→ **What the task requires**: Report only how many lines of the entries below contain the string "Output".

→ **Supplied data**:
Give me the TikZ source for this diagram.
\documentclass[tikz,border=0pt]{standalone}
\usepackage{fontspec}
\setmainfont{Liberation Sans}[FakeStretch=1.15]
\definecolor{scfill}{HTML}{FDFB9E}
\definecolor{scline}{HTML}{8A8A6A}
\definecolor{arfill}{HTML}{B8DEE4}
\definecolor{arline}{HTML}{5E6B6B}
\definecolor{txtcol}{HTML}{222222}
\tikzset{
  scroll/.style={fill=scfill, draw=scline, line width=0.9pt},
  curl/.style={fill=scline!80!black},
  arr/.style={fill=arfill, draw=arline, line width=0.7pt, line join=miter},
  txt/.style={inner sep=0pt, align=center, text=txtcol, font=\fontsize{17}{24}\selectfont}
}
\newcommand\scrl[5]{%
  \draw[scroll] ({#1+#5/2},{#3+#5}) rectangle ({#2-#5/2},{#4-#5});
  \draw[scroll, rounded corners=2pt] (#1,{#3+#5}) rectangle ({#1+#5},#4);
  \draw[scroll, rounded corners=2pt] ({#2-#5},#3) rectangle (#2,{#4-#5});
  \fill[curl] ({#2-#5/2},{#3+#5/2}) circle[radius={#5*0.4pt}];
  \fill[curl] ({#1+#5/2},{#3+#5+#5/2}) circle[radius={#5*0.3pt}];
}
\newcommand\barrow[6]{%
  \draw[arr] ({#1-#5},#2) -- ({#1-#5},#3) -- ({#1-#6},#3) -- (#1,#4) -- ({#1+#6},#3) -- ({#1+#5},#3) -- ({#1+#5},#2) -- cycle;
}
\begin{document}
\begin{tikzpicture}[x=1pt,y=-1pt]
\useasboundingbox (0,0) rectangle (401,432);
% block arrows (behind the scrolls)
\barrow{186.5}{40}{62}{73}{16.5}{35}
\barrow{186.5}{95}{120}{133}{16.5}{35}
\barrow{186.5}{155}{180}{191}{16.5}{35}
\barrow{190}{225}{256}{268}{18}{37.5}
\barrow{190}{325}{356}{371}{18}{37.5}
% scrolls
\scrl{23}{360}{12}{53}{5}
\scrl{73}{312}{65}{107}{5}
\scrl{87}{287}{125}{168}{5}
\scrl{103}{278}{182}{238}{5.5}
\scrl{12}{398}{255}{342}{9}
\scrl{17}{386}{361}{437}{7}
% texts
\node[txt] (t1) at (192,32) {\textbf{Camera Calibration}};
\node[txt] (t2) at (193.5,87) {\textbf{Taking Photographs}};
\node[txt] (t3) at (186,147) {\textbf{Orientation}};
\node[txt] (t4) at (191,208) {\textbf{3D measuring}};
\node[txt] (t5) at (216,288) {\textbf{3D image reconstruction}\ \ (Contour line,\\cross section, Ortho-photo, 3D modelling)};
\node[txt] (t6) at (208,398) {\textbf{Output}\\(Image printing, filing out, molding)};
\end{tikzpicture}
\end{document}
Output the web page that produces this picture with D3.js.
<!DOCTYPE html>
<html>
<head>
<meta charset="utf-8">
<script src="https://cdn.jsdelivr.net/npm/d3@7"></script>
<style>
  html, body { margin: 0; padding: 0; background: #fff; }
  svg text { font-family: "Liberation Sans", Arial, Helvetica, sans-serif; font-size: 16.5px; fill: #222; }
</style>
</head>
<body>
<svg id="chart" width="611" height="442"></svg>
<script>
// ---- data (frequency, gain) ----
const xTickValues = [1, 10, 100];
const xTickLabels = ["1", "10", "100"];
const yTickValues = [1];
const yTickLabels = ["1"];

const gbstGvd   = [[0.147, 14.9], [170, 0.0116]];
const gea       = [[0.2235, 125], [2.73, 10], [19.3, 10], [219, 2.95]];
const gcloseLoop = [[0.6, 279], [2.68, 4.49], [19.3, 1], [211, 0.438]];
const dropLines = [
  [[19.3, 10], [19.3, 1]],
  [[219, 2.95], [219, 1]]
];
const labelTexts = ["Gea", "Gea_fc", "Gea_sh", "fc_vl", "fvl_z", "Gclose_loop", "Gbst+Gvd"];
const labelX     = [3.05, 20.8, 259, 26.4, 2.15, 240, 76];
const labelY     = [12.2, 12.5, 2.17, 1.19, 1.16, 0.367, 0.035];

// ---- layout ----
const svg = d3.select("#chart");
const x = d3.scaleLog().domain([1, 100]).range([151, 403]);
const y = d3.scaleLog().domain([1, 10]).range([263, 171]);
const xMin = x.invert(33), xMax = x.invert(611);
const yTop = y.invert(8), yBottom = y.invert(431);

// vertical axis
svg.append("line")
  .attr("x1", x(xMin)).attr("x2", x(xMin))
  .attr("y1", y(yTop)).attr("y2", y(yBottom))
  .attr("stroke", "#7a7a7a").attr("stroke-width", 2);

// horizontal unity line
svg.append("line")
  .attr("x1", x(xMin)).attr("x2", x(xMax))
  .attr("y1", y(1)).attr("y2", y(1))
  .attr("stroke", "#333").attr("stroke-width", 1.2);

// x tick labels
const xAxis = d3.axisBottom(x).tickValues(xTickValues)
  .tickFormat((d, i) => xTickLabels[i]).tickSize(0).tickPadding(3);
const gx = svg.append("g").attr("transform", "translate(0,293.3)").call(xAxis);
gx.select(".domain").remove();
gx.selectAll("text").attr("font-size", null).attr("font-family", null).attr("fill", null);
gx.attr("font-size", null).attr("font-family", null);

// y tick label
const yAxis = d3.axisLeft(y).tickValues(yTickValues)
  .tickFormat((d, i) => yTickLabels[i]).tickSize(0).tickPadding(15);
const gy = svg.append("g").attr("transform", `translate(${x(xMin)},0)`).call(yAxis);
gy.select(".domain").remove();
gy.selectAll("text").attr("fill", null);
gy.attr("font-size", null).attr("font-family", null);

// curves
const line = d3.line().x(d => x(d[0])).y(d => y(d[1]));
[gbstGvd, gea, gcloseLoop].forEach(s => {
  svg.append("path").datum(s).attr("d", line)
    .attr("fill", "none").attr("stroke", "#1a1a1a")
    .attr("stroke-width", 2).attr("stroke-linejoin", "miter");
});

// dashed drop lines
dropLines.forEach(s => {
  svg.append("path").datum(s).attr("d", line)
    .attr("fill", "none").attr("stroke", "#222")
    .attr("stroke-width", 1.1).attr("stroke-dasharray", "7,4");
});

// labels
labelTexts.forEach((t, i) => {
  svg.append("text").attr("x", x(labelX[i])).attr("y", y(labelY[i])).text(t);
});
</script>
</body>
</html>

→ **Final result**: 2